Developer codes Direct3D 9 support for Linux via Gallium3D
A developer associated with the Nouveau graphics driver project has announced support for Direct3D APIs via the new Gallium3D state tracker using which games can be run on Linux and that too with better performance as compared to that offered by Wine.
Direct3D 10/11 was implemented for Linux via the Gallium3D state tracker a couple of years back but, there hasn’t been much of a developer interest in such a state tracker.
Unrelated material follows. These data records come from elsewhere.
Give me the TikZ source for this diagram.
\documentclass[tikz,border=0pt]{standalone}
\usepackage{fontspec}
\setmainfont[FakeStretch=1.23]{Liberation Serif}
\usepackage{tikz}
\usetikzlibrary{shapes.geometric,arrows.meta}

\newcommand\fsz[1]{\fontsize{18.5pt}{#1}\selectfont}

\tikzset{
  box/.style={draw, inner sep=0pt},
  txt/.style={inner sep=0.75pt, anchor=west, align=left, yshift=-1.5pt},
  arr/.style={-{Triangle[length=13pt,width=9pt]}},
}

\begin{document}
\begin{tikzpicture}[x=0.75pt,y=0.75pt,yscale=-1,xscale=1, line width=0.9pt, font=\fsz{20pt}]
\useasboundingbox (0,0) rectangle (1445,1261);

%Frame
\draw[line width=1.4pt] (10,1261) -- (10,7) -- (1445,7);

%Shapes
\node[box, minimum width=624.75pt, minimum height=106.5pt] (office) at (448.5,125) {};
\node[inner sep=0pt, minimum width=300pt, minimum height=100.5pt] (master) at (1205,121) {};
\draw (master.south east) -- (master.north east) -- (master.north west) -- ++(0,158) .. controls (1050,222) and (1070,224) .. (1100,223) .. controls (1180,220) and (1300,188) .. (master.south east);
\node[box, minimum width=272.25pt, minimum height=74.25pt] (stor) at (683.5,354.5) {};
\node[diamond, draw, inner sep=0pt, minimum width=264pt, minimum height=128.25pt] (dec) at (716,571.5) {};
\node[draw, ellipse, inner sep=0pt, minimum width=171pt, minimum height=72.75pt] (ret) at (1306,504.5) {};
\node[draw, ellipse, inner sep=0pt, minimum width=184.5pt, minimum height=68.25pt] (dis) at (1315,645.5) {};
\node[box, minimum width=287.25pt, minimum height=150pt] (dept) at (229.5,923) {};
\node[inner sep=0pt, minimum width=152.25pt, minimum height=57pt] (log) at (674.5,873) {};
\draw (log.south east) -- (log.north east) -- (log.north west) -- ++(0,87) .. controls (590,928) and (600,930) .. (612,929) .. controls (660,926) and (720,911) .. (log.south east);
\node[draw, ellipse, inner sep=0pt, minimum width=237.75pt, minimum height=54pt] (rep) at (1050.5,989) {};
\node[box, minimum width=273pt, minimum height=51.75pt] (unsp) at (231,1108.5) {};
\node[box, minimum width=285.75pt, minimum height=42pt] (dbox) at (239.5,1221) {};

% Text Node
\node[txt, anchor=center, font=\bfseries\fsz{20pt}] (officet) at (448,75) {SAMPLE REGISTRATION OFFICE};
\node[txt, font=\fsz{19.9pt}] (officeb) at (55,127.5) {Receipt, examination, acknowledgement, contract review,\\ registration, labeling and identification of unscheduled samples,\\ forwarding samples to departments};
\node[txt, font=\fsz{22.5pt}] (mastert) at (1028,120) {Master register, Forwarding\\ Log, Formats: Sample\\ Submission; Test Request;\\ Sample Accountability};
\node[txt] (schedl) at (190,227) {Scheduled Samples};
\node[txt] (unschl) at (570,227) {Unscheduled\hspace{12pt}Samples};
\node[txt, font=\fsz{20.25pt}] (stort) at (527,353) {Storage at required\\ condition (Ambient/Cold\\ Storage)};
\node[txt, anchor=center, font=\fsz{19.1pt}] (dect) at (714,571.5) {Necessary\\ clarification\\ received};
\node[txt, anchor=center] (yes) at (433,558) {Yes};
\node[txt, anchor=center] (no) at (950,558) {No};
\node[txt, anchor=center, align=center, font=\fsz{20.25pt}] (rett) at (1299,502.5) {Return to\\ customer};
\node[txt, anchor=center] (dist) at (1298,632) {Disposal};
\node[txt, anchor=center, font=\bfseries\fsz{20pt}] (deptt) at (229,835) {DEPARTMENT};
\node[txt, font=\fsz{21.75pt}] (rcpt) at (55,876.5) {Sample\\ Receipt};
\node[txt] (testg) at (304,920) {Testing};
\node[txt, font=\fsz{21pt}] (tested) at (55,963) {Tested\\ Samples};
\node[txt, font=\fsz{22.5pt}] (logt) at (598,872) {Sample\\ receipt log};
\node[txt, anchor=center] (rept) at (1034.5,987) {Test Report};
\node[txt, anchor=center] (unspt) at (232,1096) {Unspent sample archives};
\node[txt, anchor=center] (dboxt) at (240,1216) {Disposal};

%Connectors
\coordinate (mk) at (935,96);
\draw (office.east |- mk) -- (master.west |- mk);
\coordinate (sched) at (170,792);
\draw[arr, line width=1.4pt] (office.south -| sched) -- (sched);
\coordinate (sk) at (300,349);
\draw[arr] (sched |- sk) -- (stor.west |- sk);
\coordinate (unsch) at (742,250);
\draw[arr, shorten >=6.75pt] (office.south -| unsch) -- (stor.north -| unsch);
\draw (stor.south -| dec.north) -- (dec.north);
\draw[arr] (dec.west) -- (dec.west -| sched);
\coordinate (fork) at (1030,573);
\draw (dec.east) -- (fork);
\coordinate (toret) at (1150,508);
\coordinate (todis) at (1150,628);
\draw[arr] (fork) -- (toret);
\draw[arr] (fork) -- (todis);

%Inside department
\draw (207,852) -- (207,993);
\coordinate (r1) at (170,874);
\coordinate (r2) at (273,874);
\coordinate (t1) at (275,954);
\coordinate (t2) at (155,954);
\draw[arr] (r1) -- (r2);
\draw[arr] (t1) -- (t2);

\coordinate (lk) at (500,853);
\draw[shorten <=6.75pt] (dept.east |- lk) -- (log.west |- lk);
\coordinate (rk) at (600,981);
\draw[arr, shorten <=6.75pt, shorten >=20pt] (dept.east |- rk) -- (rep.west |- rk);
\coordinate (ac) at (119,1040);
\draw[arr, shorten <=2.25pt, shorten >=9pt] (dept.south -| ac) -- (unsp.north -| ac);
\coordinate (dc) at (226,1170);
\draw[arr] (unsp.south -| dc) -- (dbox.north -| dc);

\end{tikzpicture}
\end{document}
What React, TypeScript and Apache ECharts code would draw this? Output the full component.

The state tracker project was shortlived as developers associated with Wine were not interested in adding support for a solution that is Linux-only and that too limited to those using Gallium3D. Ultimately, the tracker was removed from Mesa.
Christoph Bumiller announced the new Direct3D tracker on Tuesday and believes that the situation is different from the Direct3D 10/11 as Gallium3D is better suited towards D3D9 as compared to newer versions of Microsoft’s graphics API. Further there is more application coverage for Direct3D 9 while being in a state whereby it can actually run games and applications.
To get the entire thing working Bumiller modified Wine such that it uses Direct3D 9 instead of Wine’s internal D3D-to-GL translation layer. The patch on Wine allows Direct3D 9 state tracker to natively implement graphics API for Gallium3D hardware drivers instead of translating API calls into OpenGL.
The developer claims that games such as Skyrim, and Civilization 5 have been tested using Nouveau NVC0 and AMD R600g drivers and are running fine on Linux. Christoph claims that the performance of the games is quite good and frame rates are nearly doubled as compared to those when using Wine’s current code.
As of now the state tracker is place in an external Mesa repository but, Bumiller has revealed that he is open for a merge. A separate repository houses the Wine changes done by Bumiller.